ACSA is UChicago’s African and Caribbean Student Association. ACSA provides a safe space for Caribbean and African students and others to learn, experience, and enjoy African and Caribbean culture by hosting weekly events throughout the quarter. Our mission is to unite and uplift the voices of the Africans and Caribbeans who have found themselves within the UChicago Community. By celebrating differences and similarities throughout the diaspora, they establish themselves as a support base for Black students in UChicago’s rigorous and challenging environment. Last quarter ACSA held events like African and Caribbean music listening parties, Pan-Africanist theory discussions, paint and sip study breaks, pumpkin carving, gender and sexuality workshops, and many more. 

Co-chair of social media and communications, Amy Diaby hopes, “ACSA events are particularly helpful to people who are first generation or living in the diaspora because we are able to showcase our culture and learn about others. Sometimes we have a disconnect with back home, and the ACSA events try to rebuild the connection between the world back home and the very different one at UChicago.” 

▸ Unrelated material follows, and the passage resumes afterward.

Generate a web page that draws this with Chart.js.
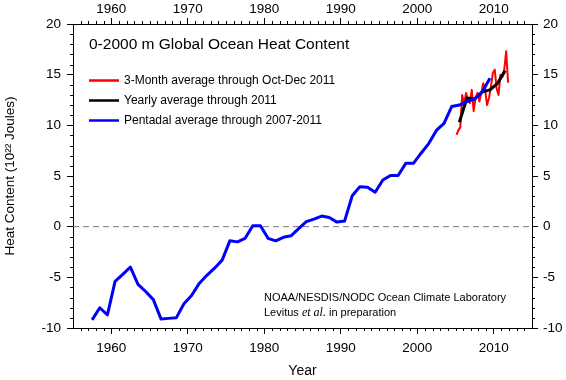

The biggest event of the year is the culture show. In previous years, the culture show has highlighted Black excellence and art across the diaspora with dance performances, pageants, poetry readings, comedians, and of course, a delicious dinner afterwards featuring Caribbean and African cuisine. 

Creative director Malaz Nour says this year will be “bigger and better than it was in years past, featuring more community participation from small businesses and artists in Hyde Park.” 

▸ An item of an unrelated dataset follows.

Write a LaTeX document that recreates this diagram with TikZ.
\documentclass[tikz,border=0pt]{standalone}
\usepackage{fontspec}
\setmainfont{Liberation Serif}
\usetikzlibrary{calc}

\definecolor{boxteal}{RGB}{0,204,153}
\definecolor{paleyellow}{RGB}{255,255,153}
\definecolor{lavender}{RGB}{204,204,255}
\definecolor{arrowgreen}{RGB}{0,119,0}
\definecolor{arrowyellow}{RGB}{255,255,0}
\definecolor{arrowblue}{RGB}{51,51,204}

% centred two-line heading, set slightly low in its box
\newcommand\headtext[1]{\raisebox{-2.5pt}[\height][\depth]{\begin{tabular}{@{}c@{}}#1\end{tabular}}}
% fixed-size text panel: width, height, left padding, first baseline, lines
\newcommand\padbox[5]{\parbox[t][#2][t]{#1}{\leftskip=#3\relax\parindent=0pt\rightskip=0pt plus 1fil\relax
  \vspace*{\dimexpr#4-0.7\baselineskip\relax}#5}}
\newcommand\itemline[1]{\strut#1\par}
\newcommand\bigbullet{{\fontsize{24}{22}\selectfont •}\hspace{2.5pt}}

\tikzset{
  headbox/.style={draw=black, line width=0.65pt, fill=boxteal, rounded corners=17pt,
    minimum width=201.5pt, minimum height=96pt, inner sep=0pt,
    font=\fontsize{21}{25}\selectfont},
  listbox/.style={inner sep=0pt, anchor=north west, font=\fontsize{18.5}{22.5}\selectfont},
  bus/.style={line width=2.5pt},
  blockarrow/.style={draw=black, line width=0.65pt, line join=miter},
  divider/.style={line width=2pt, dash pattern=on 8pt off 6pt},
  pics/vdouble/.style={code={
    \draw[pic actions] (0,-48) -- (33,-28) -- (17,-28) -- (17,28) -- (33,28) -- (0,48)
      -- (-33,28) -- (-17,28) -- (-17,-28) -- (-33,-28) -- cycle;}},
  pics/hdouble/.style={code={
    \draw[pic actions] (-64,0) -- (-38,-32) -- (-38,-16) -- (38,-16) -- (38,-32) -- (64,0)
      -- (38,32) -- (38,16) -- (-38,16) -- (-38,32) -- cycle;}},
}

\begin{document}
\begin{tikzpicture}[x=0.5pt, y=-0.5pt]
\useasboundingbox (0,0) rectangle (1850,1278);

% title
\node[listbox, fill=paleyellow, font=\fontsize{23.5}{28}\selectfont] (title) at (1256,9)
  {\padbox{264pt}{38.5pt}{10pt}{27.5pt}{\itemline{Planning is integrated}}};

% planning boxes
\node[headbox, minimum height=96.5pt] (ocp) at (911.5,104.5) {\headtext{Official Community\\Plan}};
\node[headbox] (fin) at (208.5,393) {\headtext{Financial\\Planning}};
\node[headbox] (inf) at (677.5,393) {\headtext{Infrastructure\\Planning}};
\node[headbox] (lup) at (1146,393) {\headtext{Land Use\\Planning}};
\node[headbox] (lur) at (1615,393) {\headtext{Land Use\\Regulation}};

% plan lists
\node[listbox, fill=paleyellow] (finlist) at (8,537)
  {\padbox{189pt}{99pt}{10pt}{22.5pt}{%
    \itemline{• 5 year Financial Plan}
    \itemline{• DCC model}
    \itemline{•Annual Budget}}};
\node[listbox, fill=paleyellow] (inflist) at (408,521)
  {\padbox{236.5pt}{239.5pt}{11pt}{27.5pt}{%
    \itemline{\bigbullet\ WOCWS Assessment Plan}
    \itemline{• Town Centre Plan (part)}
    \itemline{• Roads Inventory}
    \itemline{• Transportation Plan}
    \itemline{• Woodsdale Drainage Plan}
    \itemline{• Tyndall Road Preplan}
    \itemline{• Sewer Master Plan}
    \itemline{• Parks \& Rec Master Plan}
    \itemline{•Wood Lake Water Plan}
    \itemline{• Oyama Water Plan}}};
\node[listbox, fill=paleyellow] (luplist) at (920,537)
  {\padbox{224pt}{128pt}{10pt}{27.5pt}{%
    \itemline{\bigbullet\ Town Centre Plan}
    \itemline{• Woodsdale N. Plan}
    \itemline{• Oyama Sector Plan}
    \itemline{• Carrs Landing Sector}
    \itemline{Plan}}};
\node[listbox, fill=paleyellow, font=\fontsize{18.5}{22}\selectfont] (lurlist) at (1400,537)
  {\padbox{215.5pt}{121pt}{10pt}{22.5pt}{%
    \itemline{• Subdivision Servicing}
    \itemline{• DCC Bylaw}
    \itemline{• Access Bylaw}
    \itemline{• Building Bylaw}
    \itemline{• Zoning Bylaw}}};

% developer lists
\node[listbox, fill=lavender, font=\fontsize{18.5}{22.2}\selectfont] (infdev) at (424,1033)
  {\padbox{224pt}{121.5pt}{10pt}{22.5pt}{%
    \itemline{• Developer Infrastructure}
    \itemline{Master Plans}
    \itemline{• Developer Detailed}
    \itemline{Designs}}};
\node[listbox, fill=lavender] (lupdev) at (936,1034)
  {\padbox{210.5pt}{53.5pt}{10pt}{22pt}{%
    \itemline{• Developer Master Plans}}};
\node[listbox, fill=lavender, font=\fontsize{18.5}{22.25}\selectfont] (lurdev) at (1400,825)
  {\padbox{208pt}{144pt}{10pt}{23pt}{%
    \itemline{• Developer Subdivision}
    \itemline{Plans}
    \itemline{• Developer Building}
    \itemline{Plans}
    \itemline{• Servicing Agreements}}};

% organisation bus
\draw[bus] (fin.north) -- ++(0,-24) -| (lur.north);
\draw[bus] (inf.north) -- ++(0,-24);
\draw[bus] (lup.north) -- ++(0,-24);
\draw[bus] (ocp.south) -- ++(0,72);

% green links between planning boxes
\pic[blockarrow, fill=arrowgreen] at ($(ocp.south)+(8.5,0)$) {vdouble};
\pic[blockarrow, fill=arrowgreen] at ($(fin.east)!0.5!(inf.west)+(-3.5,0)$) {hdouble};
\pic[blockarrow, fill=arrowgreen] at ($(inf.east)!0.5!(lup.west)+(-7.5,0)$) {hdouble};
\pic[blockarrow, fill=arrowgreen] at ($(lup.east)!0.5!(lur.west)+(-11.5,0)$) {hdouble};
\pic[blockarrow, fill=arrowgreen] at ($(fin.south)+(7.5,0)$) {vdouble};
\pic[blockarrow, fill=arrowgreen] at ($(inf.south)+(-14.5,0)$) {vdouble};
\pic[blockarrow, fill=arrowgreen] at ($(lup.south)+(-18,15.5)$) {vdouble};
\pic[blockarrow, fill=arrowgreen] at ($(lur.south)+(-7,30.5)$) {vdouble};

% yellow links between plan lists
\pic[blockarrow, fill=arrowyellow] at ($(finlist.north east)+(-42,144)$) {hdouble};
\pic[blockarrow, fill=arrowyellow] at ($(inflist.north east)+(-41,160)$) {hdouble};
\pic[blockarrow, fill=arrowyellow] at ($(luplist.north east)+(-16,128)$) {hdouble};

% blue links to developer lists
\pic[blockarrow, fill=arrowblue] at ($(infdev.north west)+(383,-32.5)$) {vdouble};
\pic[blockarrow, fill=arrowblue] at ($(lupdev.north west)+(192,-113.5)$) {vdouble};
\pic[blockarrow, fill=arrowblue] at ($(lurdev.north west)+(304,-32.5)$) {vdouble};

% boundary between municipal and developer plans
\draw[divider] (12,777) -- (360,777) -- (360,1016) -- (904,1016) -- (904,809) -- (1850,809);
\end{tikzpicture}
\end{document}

In addition to its wide array of cultural programming, ACSA is also a prominent political organization on campus. The pedigree of survivorship, resistance, and freedom that flows through the veins of those who come from and descend from many countries in the African and Caribbean empowers us to be champions of justice everywhere. Because of these values, ACSA stands for justice and equality for all. Along with organizations like Organization of Black Students, Organization of Latin American Students, Arab Student Association, Indigenous Student Association, MECHA, Pakistan Students Association, and South Asian Students Association, ACSA is responsible for being campus leaders in combating injustice both here and across the world. To this end, ACSA holds events such as fundraisers and seminars. Last spring quarter, ACSA held a fundraiser for those afflicted by the war in Sudan. This past fall, ACSA raised money to help fund Read2Lead, a non profit organization that focuses on literacy and the construction of libraries in Ghana. On top of this, ACSA has also hosted a Pan-Africanist seminar and discussion to cover theories and teachings from those like Guyanese activist and scholar Walter Rodney, Marcus Garvey of Jamaica, W.E.B. Du Bois, and Kwame Nkrumah of Ghana. 

Looking towards the future of ACSA, Adeyemo and Lafontant both emphasized two continuing goals. The first is the importance of ACSA as a vehicle to welcome and introduce underclassmen. 

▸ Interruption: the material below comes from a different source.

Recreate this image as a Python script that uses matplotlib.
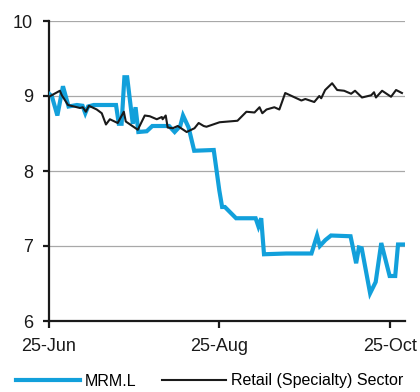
import matplotlib
matplotlib.use("Agg")
import matplotlib.pyplot as plt

plt.rcParams['font.family'] = ['Liberation Sans', 'DejaVu Sans']

# days since 25-Jun
mrm_days = [0, 1, 3, 5, 7, 10, 12, 13, 14, 16, 20, 24, 25, 26, 27, 28, 30, 31, 32,
            35, 37, 43, 45, 47, 48, 50, 52, 59, 61, 62, 63, 67, 74, 75, 76, 77,
            85, 94, 96, 97, 99, 101, 108, 109, 110, 111, 112, 115, 117, 119,
            122, 124, 125, 127]
mrm_vals = [9.03, 9.0, 8.74, 9.13, 8.86, 8.88, 8.87, 8.77, 8.86, 8.88, 8.88, 8.88, 8.63, 8.63, 9.25, 9.25, 8.63, 8.85, 8.52,
            8.53, 8.6, 8.6, 8.52, 8.6, 8.74, 8.58, 8.27, 8.28, 7.74, 7.52, 7.52, 7.37, 7.37, 7.26, 7.37, 6.89,
            6.9, 6.9, 7.14, 7.0, 7.08, 7.14, 7.13, 6.95, 6.77, 6.98, 6.97, 6.37, 6.52, 7.04,
            6.6, 6.6, 7.02, 7.02]

sector_days = [0, 3.9, 4.6, 6.8, 11.1, 12.1, 13.2, 14.3, 17.1, 18.9, 20.4, 21.8, 24.6, 26.8, 27.5,
               31.8, 34.3, 36.1, 38.6, 40.4, 40.7, 41.8, 42.5, 44.3, 46.1, 49.3, 52.1, 53.6, 55.4,
               56.4, 61.1, 67.5, 70.7, 73.6, 75.4, 76.4, 77.9, 80.7, 82.5, 84.6, 90.4, 91.8, 95,
               96.8, 97.5, 98.9, 101.4, 103.2, 105.7, 108.2, 109.6, 112.1, 115.4, 116.4, 117.1,
               119.3, 122.5, 124.3, 126.4]
sector_vals = [8.99, 9.07, 9.01, 8.88, 8.84, 8.85, 8.79, 8.87, 8.82, 8.77, 8.62, 8.69, 8.64, 8.79, 8.66,
               8.55, 8.74, 8.73, 8.69, 8.72, 8.69, 8.74, 8.58, 8.57, 8.6, 8.52, 8.57, 8.64, 8.6,
               8.59, 8.65, 8.67, 8.79, 8.78, 8.85, 8.77, 8.82, 8.85, 8.82, 9.04, 8.94, 8.96, 8.92,
               9.0, 8.97, 9.08, 9.17, 9.08, 9.07, 9.03, 9.07, 8.98, 9.01, 9.05, 8.98,
               9.07, 8.99, 9.08, 9.04]

tick_days = [0, 61, 122]
tick_labels = ["25-Jun", "25-Aug", "25-Oct"]

fig = plt.figure(figsize=(4.2, 3.92), dpi=100)
ax = fig.add_axes([49/420, 1-321/392, 356/420, 300/392])

ax.plot(mrm_days, mrm_vals, color='#12A0DB', lw=3.0, solid_joinstyle='miter', label='MRM.L', zorder=3)
ax.plot(sector_days, sector_vals, color='#1a1a1a', lw=1.5, label='Retail (Specialty) Sector', zorder=4)

ax.set_xlim(0, 127.5)
ax.set_ylim(6, 10)
ax.set_yticks([6, 7, 8, 9, 10])
ax.set_xticks(tick_days)
ax.set_xticklabels(tick_labels)
ax.grid(axis='y', color='#a8a8a8', lw=0.9)
ax.set_axisbelow(True)
for s in ['top', 'right']:
    ax.spines[s].set_visible(False)
for s in ['left', 'bottom']:
    ax.spines[s].set_linewidth(1.6)
    ax.spines[s].set_color('#1a1a1a')
ax.tick_params(axis='y', length=4.5, width=1.6, pad=7, labelsize=13, colors='#1a1a1a')
ax.tick_params(axis='x', length=5, width=1.6, pad=7, labelsize=13, colors='#1a1a1a')

fig.legend(loc='center left', bbox_to_anchor=(16/420, 1-381/392), ncol=2, frameon=False,
           fontsize=11.5, handlelength=4.0, handletextpad=0.3, columnspacing=1.6,
           borderpad=0, borderaxespad=0)

fig.savefig("out.png", dpi=100)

Adeyemo believes that “mentorship is a cornerstone of community building. Upperclassmen should continue reaching out and being available to the first and second year students to share the lessons they’ve learned here.”

The second goal is ACSA’s community. ACSA would like to tap into their alumni connections to strengthen community ties between those who are here now and the many more that have graduated before us. Additionally, Adeyemo and Lafontant highlighted that ACSA will continue working on branching out into communities in the Chicago Area.  Currently, community service chair, Aminata Oua, is currently working on an event to reach out to the migrants in the Chicago area. 

I was familiar with ACSA before I even applied to UChicago; I remembered hearing about ACSA at an admissions session and immediately began to follow their instagram to see all of the amazing projects they were working on. Since then, I knew I wanted to run to become a first-year representative and immerse myself in ACSA’s environment. Growing up, I had only ever met a handful of Guyanese people who were not a part of my immediate family. Since I’ve arrived on campus, not only have I found a Guyanese community, but ACSA has been one of the most comfortable spaces and feels like a home away from home for me. Whether it is to learn, listen to music, eat amazing food, or just meet new people, I truly hope that everyone can find a community and family in ACSA and continue to strengthen and support the presence of African and Caribbean culture here at UChicago.